══ Task data

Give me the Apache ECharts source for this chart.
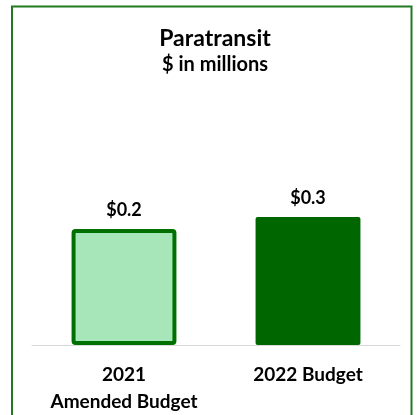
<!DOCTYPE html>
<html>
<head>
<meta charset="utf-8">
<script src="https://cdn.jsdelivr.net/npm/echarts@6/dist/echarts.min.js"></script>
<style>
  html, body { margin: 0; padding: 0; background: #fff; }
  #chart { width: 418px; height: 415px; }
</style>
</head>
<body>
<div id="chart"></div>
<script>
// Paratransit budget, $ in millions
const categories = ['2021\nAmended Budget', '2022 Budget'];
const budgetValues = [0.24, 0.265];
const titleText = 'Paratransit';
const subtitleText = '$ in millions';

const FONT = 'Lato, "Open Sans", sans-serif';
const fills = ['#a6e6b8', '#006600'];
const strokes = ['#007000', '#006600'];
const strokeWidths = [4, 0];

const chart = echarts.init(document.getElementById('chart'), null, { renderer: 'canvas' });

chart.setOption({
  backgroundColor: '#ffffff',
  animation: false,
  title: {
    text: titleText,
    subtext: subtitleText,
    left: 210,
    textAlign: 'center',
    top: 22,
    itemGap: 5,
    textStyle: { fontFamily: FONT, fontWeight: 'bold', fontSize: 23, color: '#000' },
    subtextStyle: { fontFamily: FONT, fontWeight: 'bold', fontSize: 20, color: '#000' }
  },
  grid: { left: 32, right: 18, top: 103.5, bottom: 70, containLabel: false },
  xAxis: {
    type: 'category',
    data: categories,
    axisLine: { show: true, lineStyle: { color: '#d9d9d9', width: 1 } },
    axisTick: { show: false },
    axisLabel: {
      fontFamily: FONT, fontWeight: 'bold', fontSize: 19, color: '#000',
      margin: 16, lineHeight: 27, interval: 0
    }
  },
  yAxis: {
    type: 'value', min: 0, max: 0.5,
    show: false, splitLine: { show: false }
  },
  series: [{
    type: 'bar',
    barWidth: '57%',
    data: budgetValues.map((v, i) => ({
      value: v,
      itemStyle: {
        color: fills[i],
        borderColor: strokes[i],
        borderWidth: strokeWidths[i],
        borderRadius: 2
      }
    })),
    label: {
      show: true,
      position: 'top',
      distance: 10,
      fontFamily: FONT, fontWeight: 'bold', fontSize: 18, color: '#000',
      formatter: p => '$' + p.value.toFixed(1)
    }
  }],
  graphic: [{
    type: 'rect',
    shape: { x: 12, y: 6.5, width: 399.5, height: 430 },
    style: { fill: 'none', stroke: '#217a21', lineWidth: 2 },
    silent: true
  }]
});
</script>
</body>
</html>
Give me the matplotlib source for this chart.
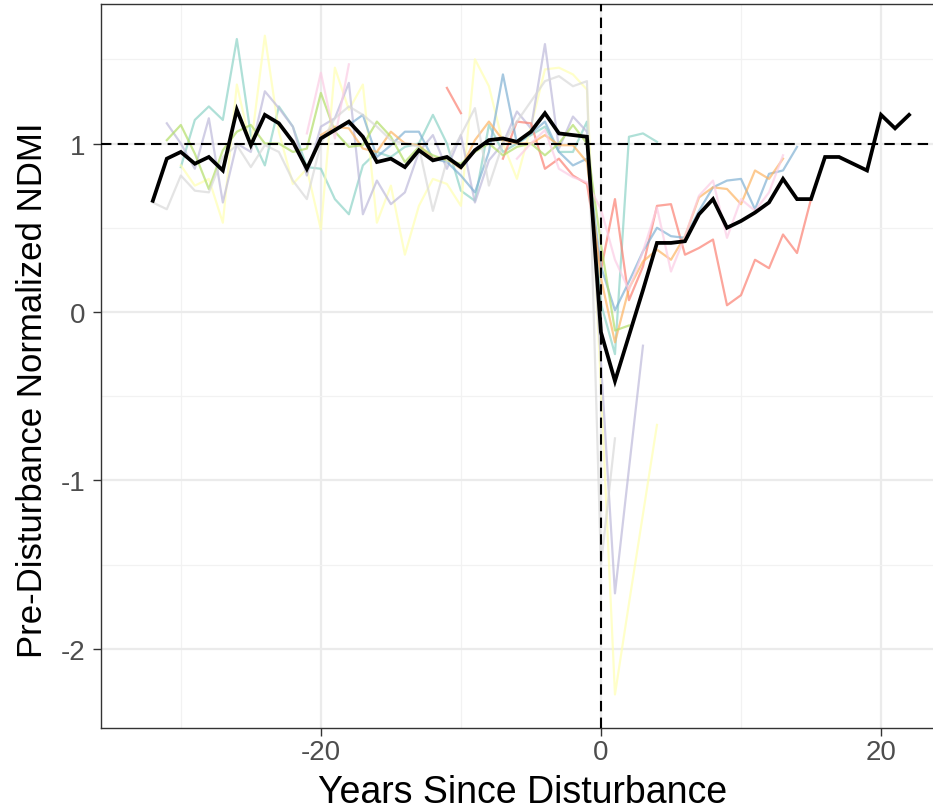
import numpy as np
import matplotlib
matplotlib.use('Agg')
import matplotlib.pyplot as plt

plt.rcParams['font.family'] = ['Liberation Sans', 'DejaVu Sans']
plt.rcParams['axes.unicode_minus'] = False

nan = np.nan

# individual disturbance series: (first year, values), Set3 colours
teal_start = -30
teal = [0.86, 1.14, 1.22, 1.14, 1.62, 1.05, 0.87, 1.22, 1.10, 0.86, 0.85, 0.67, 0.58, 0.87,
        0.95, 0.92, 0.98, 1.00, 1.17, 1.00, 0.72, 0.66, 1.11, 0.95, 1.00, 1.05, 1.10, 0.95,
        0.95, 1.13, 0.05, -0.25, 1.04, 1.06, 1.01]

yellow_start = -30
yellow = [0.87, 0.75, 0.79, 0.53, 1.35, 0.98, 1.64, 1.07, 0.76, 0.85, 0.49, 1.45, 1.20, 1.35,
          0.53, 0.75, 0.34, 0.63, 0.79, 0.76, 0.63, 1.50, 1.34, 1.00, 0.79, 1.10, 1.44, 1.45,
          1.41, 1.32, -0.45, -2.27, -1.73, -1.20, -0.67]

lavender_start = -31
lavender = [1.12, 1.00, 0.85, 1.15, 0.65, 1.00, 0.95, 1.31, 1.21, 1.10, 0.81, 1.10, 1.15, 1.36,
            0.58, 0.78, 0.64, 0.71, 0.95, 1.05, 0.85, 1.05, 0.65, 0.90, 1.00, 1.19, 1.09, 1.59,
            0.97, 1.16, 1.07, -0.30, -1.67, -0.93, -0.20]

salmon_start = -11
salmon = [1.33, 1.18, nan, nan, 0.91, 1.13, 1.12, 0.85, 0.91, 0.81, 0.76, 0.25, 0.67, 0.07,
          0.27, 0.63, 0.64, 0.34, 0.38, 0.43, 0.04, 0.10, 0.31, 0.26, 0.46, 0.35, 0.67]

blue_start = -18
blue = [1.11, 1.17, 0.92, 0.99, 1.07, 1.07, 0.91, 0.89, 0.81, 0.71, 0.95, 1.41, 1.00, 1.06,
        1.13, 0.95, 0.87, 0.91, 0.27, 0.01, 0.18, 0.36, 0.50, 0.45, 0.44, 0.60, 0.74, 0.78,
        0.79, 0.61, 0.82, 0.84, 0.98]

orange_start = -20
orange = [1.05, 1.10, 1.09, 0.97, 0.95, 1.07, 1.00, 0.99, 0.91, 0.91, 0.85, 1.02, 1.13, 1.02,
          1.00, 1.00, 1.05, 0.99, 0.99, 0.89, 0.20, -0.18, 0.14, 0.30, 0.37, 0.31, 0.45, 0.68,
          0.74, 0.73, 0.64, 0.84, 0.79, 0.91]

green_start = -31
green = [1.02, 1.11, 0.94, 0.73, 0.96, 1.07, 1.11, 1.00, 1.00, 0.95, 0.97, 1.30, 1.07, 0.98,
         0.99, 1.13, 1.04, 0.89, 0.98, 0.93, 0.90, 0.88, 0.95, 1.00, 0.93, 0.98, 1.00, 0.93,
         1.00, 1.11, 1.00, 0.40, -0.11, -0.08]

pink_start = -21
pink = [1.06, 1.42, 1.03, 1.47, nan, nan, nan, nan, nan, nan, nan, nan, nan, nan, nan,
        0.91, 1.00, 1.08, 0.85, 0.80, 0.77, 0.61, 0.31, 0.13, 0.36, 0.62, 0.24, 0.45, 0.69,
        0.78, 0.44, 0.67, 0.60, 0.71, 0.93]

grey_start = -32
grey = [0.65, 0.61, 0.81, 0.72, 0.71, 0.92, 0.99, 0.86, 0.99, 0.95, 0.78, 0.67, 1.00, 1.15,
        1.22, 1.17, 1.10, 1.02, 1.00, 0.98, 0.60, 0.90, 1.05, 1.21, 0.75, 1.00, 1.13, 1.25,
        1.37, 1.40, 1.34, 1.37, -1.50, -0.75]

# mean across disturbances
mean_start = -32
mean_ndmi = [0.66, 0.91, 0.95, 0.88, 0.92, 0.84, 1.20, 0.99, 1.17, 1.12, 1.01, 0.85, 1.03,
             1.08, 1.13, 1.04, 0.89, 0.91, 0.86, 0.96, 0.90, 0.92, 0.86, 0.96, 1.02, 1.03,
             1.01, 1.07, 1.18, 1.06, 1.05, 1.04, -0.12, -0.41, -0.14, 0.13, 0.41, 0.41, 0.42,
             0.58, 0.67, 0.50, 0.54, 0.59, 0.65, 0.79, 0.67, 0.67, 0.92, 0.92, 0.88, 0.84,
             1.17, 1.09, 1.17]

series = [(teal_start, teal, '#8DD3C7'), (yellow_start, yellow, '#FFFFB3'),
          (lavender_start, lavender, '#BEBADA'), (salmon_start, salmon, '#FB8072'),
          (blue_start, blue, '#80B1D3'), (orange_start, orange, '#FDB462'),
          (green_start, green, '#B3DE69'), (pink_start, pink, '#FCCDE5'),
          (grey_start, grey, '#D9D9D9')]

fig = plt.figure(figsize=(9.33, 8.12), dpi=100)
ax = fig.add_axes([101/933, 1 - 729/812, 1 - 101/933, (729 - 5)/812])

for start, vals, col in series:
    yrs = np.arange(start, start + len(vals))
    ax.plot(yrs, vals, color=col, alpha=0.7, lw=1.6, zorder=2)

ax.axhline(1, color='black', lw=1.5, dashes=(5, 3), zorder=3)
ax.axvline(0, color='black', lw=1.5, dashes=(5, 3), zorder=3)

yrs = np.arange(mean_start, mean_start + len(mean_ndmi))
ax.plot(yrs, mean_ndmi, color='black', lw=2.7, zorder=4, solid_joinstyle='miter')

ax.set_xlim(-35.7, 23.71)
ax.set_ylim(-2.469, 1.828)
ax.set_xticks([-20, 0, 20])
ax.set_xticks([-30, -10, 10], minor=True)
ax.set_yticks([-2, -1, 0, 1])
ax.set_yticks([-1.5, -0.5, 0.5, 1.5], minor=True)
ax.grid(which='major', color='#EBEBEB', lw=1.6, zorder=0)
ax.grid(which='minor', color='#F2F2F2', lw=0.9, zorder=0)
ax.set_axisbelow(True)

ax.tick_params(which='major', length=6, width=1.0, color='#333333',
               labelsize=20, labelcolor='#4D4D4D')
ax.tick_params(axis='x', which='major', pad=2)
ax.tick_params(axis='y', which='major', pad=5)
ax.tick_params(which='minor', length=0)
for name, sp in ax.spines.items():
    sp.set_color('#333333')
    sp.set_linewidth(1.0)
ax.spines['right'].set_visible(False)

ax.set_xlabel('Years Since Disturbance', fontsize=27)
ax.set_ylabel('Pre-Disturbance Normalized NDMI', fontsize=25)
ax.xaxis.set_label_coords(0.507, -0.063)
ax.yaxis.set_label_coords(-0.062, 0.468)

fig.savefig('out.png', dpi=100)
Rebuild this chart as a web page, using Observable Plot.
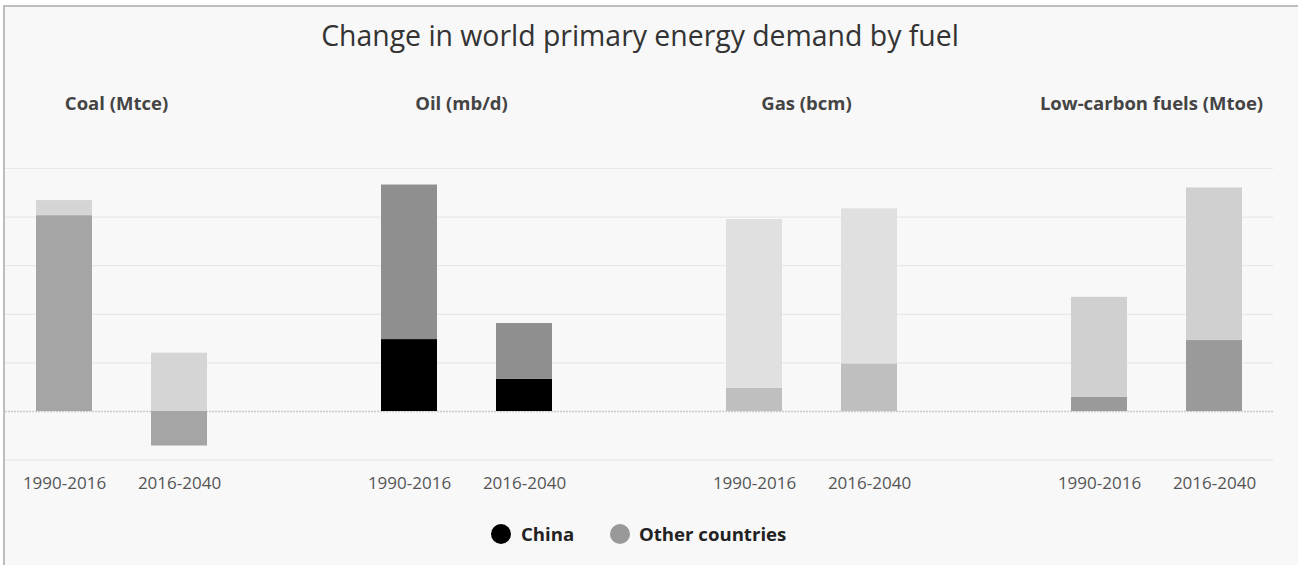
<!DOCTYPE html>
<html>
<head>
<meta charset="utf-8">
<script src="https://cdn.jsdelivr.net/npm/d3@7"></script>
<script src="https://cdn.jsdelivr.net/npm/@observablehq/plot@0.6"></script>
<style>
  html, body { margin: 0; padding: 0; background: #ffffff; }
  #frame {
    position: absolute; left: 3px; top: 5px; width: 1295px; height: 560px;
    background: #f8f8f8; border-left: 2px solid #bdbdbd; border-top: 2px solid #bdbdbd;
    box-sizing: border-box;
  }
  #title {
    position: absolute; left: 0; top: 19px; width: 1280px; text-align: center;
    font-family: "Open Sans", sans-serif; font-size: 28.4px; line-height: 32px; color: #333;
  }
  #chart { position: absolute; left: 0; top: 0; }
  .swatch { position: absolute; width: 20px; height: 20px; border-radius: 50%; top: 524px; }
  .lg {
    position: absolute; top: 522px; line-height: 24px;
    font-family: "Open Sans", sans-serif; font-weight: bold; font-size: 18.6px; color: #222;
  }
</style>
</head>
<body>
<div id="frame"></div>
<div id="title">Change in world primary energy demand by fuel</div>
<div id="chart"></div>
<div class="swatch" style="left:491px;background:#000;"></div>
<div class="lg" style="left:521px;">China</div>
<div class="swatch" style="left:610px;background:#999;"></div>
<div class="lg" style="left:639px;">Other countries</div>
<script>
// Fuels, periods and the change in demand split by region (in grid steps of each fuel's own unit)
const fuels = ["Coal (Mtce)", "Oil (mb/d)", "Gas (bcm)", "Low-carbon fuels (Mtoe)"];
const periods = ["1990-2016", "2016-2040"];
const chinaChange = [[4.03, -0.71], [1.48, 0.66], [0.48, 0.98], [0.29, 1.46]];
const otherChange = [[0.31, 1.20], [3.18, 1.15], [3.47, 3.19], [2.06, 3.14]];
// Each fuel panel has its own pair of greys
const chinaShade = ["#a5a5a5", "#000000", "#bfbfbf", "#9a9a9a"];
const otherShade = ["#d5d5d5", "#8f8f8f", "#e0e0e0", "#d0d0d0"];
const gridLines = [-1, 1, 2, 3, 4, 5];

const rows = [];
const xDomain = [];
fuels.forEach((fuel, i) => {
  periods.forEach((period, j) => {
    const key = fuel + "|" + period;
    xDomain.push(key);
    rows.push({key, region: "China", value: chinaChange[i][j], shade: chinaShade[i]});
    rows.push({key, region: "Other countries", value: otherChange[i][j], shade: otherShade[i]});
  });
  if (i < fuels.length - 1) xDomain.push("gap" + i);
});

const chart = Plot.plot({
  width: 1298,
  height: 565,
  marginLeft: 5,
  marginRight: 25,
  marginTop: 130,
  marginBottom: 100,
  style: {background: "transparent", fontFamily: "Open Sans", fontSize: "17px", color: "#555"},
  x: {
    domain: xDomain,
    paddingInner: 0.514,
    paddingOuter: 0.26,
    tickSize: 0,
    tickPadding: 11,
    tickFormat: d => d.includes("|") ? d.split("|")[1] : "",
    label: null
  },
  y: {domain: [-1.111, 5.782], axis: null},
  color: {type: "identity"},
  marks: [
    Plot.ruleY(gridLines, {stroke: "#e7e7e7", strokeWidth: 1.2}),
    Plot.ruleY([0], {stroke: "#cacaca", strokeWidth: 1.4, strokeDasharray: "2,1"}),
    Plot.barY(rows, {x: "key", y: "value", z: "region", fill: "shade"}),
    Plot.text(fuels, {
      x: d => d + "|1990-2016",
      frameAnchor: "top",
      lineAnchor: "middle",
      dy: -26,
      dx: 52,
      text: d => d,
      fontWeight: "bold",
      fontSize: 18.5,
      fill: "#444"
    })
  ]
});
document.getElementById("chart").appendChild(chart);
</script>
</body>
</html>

════

Lines from the records above that hold "Give" are the ones to list.

Give me the Apache ECharts source for this chart.
Give me the matplotlib source for this chart.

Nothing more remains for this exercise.